He has a lot of ground to cover.
Nokia's stock, which lost 14 percent after the Microsoft deal was announced Friday, fell by another 5 percent Monday. Nokia employees showed their displeasure with the software switch on Friday, using flex time to head home en masse.
Elop presented his case, to both investors and employees, at the world's largest cell-phone trade show, which opened Monday in Barcelona, Spain.
In a message to investors, Elop said Sunday that the deal means billions of dollars for Nokia from Microsoft, in addition to benefits like lower software development costs.
Elop, who is Canadian, discussed employee reactions during an interview with The Associated Press.
"Every employee goes through an emotional journey, and the emotional journey is difficult, because this is such a big change," he said. "I've had four and a half months to go through my emotional journey, ending up in a very different position from what I had assumed when I first joined."
Nokia has been losing market share to Apple Inc., Google Inc. and others that have moved aggressively into the smart phone market.
The company's worldwide market share in smart phones was just over 30 percent in the fourth quarter, down from 40 percent a year earlier. It's still the biggest maker of non-smart phones, but everyone in the industry believes smart phones are the future.
The shift has been so drastic that Elop, in a memo leaked last week, compared the company to a burning oil platform, asking employees to jump off of it with him in search of a safer place.

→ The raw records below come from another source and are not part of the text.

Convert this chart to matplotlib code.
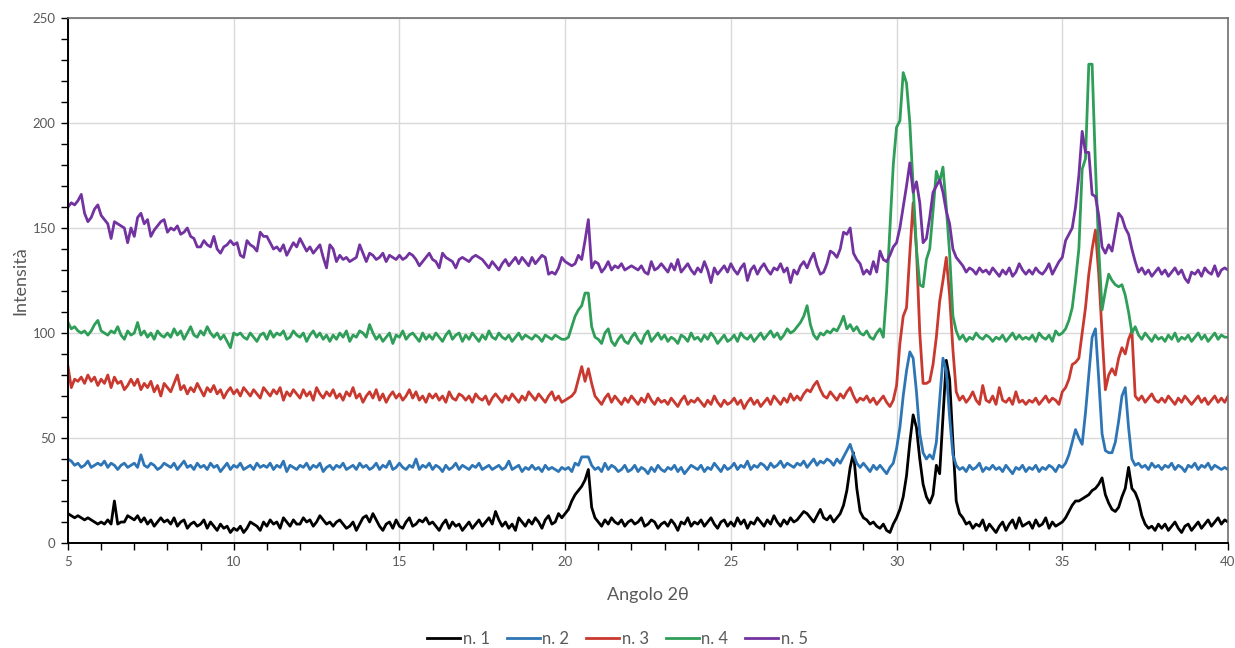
import numpy as np
import matplotlib
matplotlib.use("Agg")
import matplotlib.pyplot as plt
from matplotlib.ticker import MultipleLocator

plt.rcParams['font.family'] = ['Lato', 'DejaVu Sans']

angle_start = 5.0
angle_step = 0.1

n1 = [
    14,13,12,13,12,11,12,11,10,9,
    10,9,11,9,20,9,10,10,13,12,
    11,13,10,12,9,11,8,10,12,10,
    11,9,12,8,10,11,7,9,10,8,
    9,11,7,10,8,6,9,7,8,5,
    7,6,8,5,7,10,9,8,6,10,
    8,11,9,10,7,12,10,8,11,9,
    9,12,10,11,8,10,13,11,9,10,
    8,10,11,9,7,8,10,6,9,12,
    13,10,14,11,8,6,9,10,7,11,
    8,7,10,12,8,9,11,10,12,9,
    10,8,6,9,11,7,10,8,9,6,
    8,10,7,9,11,8,10,12,9,15,
    11,8,10,7,9,6,12,10,8,11,
    9,12,10,7,11,13,9,10,14,12,
    14,16,20,23,25,27,30,35,17,12,
    10,8,11,9,12,10,9,11,8,10,
    11,9,10,12,8,9,11,10,7,9,
    10,8,11,9,6,10,9,12,8,10,
    9,11,8,10,12,9,7,10,11,8,
    10,8,12,9,11,7,10,9,12,10,
    8,11,9,13,10,8,11,9,12,10,
    11,13,15,14,12,10,13,16,12,11,
    13,10,12,14,18,25,36,43,26,15,
    12,11,9,10,8,7,9,6,5,9,
    12,16,22,32,48,61,55,40,28,22,
    19,23,37,33,60,87,78,48,20,14,
    12,9,10,7,9,8,11,6,9,7,
    5,8,10,6,9,11,7,12,8,9,
    10,7,11,8,9,12,7,10,8,9,
    10,12,15,18,20,20,21,22,23,25,
    26,28,31,23,19,16,15,17,22,26,
    36,26,24,20,13,9,7,8,6,9,
    7,9,6,8,10,7,5,8,9,6,
    8,10,7,9,11,8,10,12,9,11,
    10,
]

n2 = [
    40,39,37,38,36,37,39,36,37,38,
    37,39,36,38,37,35,37,38,36,37,
    38,36,42,37,36,38,37,35,36,38,
    37,36,38,35,37,39,36,37,35,38,
    36,37,35,38,36,37,34,36,38,35,
    37,36,38,35,36,37,35,38,36,37,
    36,38,35,37,36,39,34,37,36,35,
    37,36,38,35,37,36,38,34,36,37,
    35,37,36,38,35,36,37,35,38,36,
    37,35,36,38,35,37,36,39,35,36,
    38,36,35,37,36,40,35,37,36,38,
    35,37,36,34,37,35,36,38,35,37,
    36,35,37,36,38,35,36,37,35,36,
    37,35,36,39,35,36,37,34,36,35,
    37,35,36,34,37,35,36,35,34,36,
    35,36,34,38,37,41,41,41,37,35,
    36,34,38,35,37,36,34,35,37,34,
    35,37,34,36,35,33,36,34,37,35,
    34,36,35,37,34,36,33,35,37,36,
    35,37,34,36,35,38,36,34,37,35,
    36,38,35,37,36,39,35,37,36,38,
    37,35,38,36,37,39,36,38,37,36,
    38,37,39,36,38,40,37,39,38,40,
    39,37,40,38,41,44,47,42,38,36,
    38,36,34,37,35,37,35,33,36,38,
    45,55,70,82,91,88,72,52,43,40,
    42,40,48,68,88,82,60,42,37,35,
    36,34,37,35,36,38,34,36,35,37,
    35,36,34,37,35,33,36,35,37,34,
    36,35,37,34,36,35,37,36,34,37,
    36,38,42,48,54,50,47,62,80,98,
    102,78,52,44,43,43,48,58,70,74,
    55,40,37,38,36,37,35,38,36,37,
    35,37,36,38,35,37,36,34,37,36,
    38,35,37,36,38,35,37,36,35,36,
    35,
]

n3 = [
    84,74,78,77,79,76,80,77,79,75,
    78,76,80,74,79,76,77,73,75,78,
    75,78,73,76,74,77,72,75,70,76,
    74,72,76,80,73,75,71,74,72,76,
    73,70,74,72,75,71,73,69,72,74,
    71,73,70,74,72,70,73,71,69,74,
    72,70,73,71,74,68,72,70,73,71,
    69,73,70,72,68,74,71,69,72,70,
    73,69,71,68,72,70,74,69,71,67,
    70,72,69,73,68,71,67,70,72,69,
    71,68,70,73,69,72,68,70,67,71,
    69,71,68,70,67,72,69,68,71,70,
    68,70,67,71,69,68,70,66,69,71,
    69,67,70,68,71,69,67,70,68,72,
    70,68,71,69,67,70,72,68,70,67,
    68,69,70,72,78,84,77,83,76,70,
    68,66,69,71,67,70,68,66,69,67,
    70,68,66,69,67,71,68,66,69,67,
    68,66,69,67,65,68,70,66,68,67,
    69,67,65,68,66,70,67,65,68,66,
    67,69,66,68,64,67,69,66,68,65,
    67,69,66,70,68,66,69,67,71,68,
    70,68,71,73,72,75,77,73,70,69,
    72,70,68,71,69,72,74,70,67,69,
    68,70,67,69,66,68,70,67,65,68,
    75,95,108,112,138,162,140,100,76,76,
    77,85,98,115,125,136,118,92,72,68,
    70,67,69,72,68,66,75,68,67,70,
    66,74,68,67,69,66,72,67,68,66,
    68,67,69,66,68,70,67,69,68,66,
    72,74,78,85,86,88,100,112,128,140,
    149,128,100,73,80,83,80,88,93,90,
    97,101,70,68,70,67,69,71,68,67,
    69,67,70,68,66,69,67,70,68,66,
    68,70,67,69,66,68,70,67,69,67,
    70,
]

n4 = [
    105,102,103,101,100,101,99,101,104,106,
    101,100,99,101,100,103,99,97,101,99,
    100,105,99,101,98,100,97,101,99,98,
    100,98,102,99,101,97,100,103,99,98,
    101,99,103,100,98,100,97,99,96,93,
    100,99,100,98,97,100,98,96,99,100,
    97,101,98,100,99,101,97,98,101,99,
    98,100,96,99,101,98,100,97,99,96,
    99,97,100,98,101,96,99,98,101,100,
    98,104,100,97,99,96,98,100,95,99,
    98,101,97,99,100,98,96,100,97,99,
    97,100,98,96,99,101,97,99,100,96,
    99,97,100,98,96,99,97,101,98,97,
    100,98,97,99,96,98,100,97,99,98,
    97,99,98,96,99,98,97,99,98,97,
    97,98,103,108,111,113,119,119,103,98,
    97,95,100,102,96,94,97,99,96,95,
    98,100,97,95,99,101,96,98,100,97,
    99,96,98,97,95,99,98,96,100,97,
    98,96,99,97,100,98,95,97,99,96,
    97,99,96,100,98,97,99,96,98,100,
    97,99,101,98,100,97,99,102,100,101,
    103,105,108,113,104,99,97,100,99,101,
    100,102,101,104,108,102,104,101,103,100,
    99,101,98,97,100,102,98,120,150,180,
    198,201,224,219,200,170,140,123,122,135,
    140,158,177,172,179,160,138,108,101,97,
    99,96,98,97,100,98,97,99,98,96,
    98,97,99,96,98,100,97,99,97,98,
    97,99,96,100,98,97,99,96,101,99,
    100,102,106,112,125,140,178,183,228,228,
    180,140,111,120,128,125,123,122,123,118,
    110,100,103,99,97,100,98,96,99,97,
    98,96,99,97,100,96,98,97,99,96,
    98,100,97,99,96,98,100,97,99,98,
    98,
]

n5 = [
    160,162,161,163,166,157,153,155,159,161,
    156,154,152,145,153,152,151,150,143,150,
    146,155,157,152,154,146,149,151,153,154,
    148,150,149,151,147,148,150,146,145,141,
    141,144,142,141,146,140,138,141,142,144,
    142,143,137,136,144,142,141,139,148,146,
    146,143,140,141,139,142,137,140,143,141,
    145,142,139,141,138,140,142,136,131,142,
    140,134,137,135,136,134,135,136,142,138,
    134,138,137,135,136,138,134,137,136,135,
    137,135,136,138,137,135,132,134,136,138,
    135,134,131,138,136,135,134,131,135,136,
    135,134,136,137,136,135,133,131,134,132,
    130,133,135,132,134,136,133,136,134,132,
    136,133,135,137,136,128,129,128,131,136,
    134,133,132,133,137,135,144,154,131,134,
    133,129,131,134,130,132,131,133,130,131,
    132,131,130,132,129,128,134,130,131,133,
    131,129,133,130,135,129,131,133,130,128,
    131,129,134,130,124,131,128,130,132,129,
    133,130,128,131,133,125,130,132,128,131,
    133,130,128,131,130,133,129,131,124,130,
    128,132,134,131,135,138,132,128,129,133,
    139,138,136,140,148,147,150,138,135,133,
    128,130,128,134,129,139,135,134,137,141,
    143,150,160,170,181,167,172,162,143,145,
    155,167,170,173,167,158,152,140,136,134,
    132,129,131,130,128,131,129,130,128,131,
    129,127,130,128,131,127,129,133,130,128,
    130,128,131,129,128,130,133,128,131,134,
    136,144,147,150,160,175,196,186,186,166,
    165,156,141,138,142,139,148,157,155,150,
    147,140,134,129,131,128,130,127,129,131,
    128,130,127,129,131,128,130,126,124,129,
    128,130,127,131,129,128,132,127,130,131,
    130,
]

series_labels = ["n. 1", "n. 2", "n. 3", "n. 4", "n. 5"]
series_values = [n1, n2, n3, n4, n5]
series_colors = ["#000000", "#2e75b6", "#c9392f", "#2f9e58", "#7233a0"]

x_label = "Angolo 2θ"
y_label = "Intensità"

fig = plt.figure(figsize=(12.35, 6.48), dpi=100)
ax = fig.add_axes([68/1235, 1-543/648, (1228-68)/1235, (543-18)/648])

for vals, lab, col in zip(series_values, series_labels, series_colors):
    v = np.array(vals, dtype=float)
    x = angle_start + angle_step*np.arange(len(v))
    ax.plot(x, v, color=col, lw=2.0, label=lab, solid_joinstyle='round')

ax.set_xlim(5, 40)
ax.set_ylim(0, 250)
ax.xaxis.set_major_locator(MultipleLocator(5))
ax.xaxis.set_minor_locator(MultipleLocator(1))
ax.yaxis.set_major_locator(MultipleLocator(50))
ax.yaxis.set_minor_locator(MultipleLocator(10))
ax.grid(True, which='major', color='#d9d9d9', lw=1.0)
ax.set_axisbelow(True)

for s in ['left', 'bottom']:
    ax.spines[s].set_color('#000000')
    ax.spines[s].set_linewidth(1.4)
for s in ['top', 'right']:
    ax.spines[s].set_color('#6f6f6f')
    ax.spines[s].set_linewidth(1.2)

ax.tick_params(which='both', direction='out', length=5, width=1.0, color='#000000',
               top=False, right=False)
ax.tick_params(which='major', labelsize=9.5, labelcolor='#595959', pad=4)

ax.set_xlabel(x_label, fontsize=13, color='#595959', labelpad=14)
ax.set_ylabel(y_label, fontsize=13, color='#595959', labelpad=3)

fig.legend(loc='lower center', bbox_to_anchor=(0.5, -0.022), ncol=5, frameon=False,
           fontsize=12, handlelength=2.0, handletextpad=0.15, columnspacing=1.0,
           labelcolor='#595959')

fig.savefig("out.png", dpi=100)
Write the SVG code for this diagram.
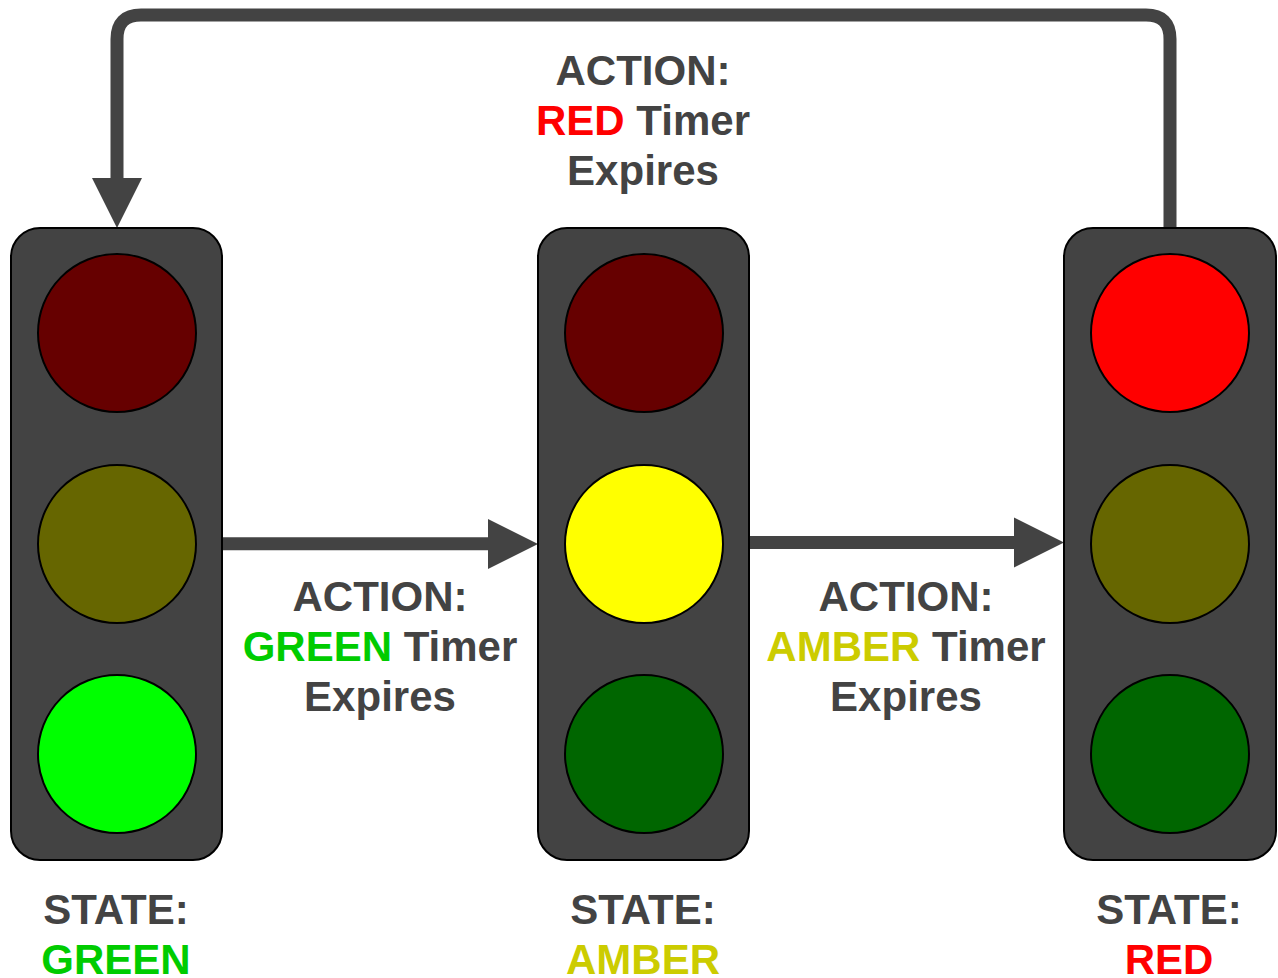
<svg xmlns="http://www.w3.org/2000/svg" width="1278" height="978" viewBox="0 0 1278 978">
<defs>
<style>
.body{fill:#434343;stroke:#000;stroke-width:2}
.lamp{stroke:#000;stroke-width:2}
.wire{fill:none;stroke:#434343;stroke-width:13}
.head{fill:#434343}
text{font-family:"Liberation Sans",Arial,sans-serif;font-weight:700;font-size:42px;fill:#434343;text-anchor:middle}
.g{fill:#00cc00}.a{fill:#cccc00}.r{fill:#ff0000}
</style>
</defs>
<rect width="1278" height="978" fill="#fff"/>
<g id="connectors">
<path class="wire" d="M1170 229V39Q1170 15 1146 15H141Q117 15 117 39V180"/>
<polygon class="head" points="92,178 142,178 117,228"/>
<path class="wire" d="M222 543.7H490"/>
<polygon class="head" points="488,519 538,544 488,569"/>
<path class="wire" d="M749 542.4H1016"/>
<polygon class="head" points="1014,517.6 1064,542.6 1014,567.6"/>
</g>
<g id="light-green">
<rect class="body" x="11" y="228" width="211" height="632" rx="29"/>
<circle class="lamp" cx="117" cy="333" r="79" fill="#660000"/>
<circle class="lamp" cx="117" cy="544" r="79" fill="#666600"/>
<circle class="lamp" cx="117" cy="754" r="79" fill="#00ff00"/>
</g>
<g id="light-amber">
<rect class="body" x="538" y="228" width="211" height="632" rx="29"/>
<circle class="lamp" cx="644" cy="333" r="79" fill="#660000"/>
<circle class="lamp" cx="644" cy="544" r="79" fill="#ffff00"/>
<circle class="lamp" cx="644" cy="754" r="79" fill="#006600"/>
</g>
<g id="light-red">
<rect class="body" x="1064" y="228" width="212" height="632" rx="29"/>
<circle class="lamp" cx="1170" cy="333" r="79" fill="#ff0000"/>
<circle class="lamp" cx="1170" cy="544" r="79" fill="#666600"/>
<circle class="lamp" cx="1170" cy="754" r="79" fill="#006600"/>
</g>
<g id="labels">
<text x="643" y="85">ACTION:</text>
<text x="643" y="135"><tspan class="r">RED</tspan> Timer</text>
<text x="643" y="185">Expires</text>
<text x="380" y="611">ACTION:</text>
<text x="380" y="661"><tspan class="g">GREEN</tspan> Timer</text>
<text x="380" y="711">Expires</text>
<text x="906" y="611">ACTION:</text>
<text x="906" y="661"><tspan class="a">AMBER</tspan> Timer</text>
<text x="906" y="711">Expires</text>
<text x="116" y="924">STATE:</text>
<text class="g" x="116" y="974">GREEN</text>
<text x="643" y="924">STATE:</text>
<text class="a" x="643" y="974">AMBER</text>
<text x="1169" y="924">STATE:</text>
<text class="r" x="1169" y="974">RED</text>
</g>
</svg>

The memo had industry analysts talking.
"Nokia has jumped into the icy water from the burning platform, but we are not sure when the lifeboat is going to turn up, and the water appears to be infested with predators," said analyst Richard Windsor of Nomura Securities.
Microsoft Corp. launched a new phone operating system, Windows Phone 7, late last year. Reviewers hailed it as big improvement over previous attempts, but so far it hasn't made a dent in the dominance of Google's Android software and Apple's iPhone.
Windsor expects Android to snap up the market share that Nokia might lose while it phases out Symbian. Nokia has said it might start selling a Windows phone this year, but it isn't promising anything.
One competitor, Sony Ericsson CEO Bert Nordberg, said that he was "very happy" that Nokia chose Microsoft rather than Android. If Nokia had entered the same space, it would have created enormous competition and pricing pressure.
Sony Ericsson ditched Symbian last year in favor of Android, and the strategy has met with modest success. On Sunday, Nordberg announced that Verizon Wireless would carry a Sony Ericsson phone for the first time in years.
Elop said that he and other Nokia executives felt that adding Nokia's production capacity to an already crowded field of Android phones would have forced prices down too sharply.
"We also believe firmly that creating a three-horse race was also in the best interest of consumers: It gives them more choice," Elop told the AP.
Nokia also had more to give Microsoft than it had to give Google, Elop said. Its location and mapping services complement Microsoft's Web search services. Google already has broad backing for Android, so it may not have been as willing to pay Nokia to switch as Microsoft was.
Analysts are now speculating that the phone makers that have supported Windows Phone 7, HTC Corp. and LG Electronics Inc., might be less inclined to do so with a giant like Nokia jumping into the game, supported by billions in Microsoft subsidies.
In his keynote speech Monday at the trade show, Microsoft CEO Steve Ballmer rebutted that suggestion.
"Nokia's support will help Windows Phone overall to build strength versus other mobile platforms," Ballmer said. "That's not just good for Nokia, that's good for all our handset partners."
Ballmer also demonstrated some of the improvements that are coming to Windows Phone 7 this year. They include a faster Web browser and quicker switching between applications.
Shares of Nokia fell 47 cents to $8.90 in midday trading.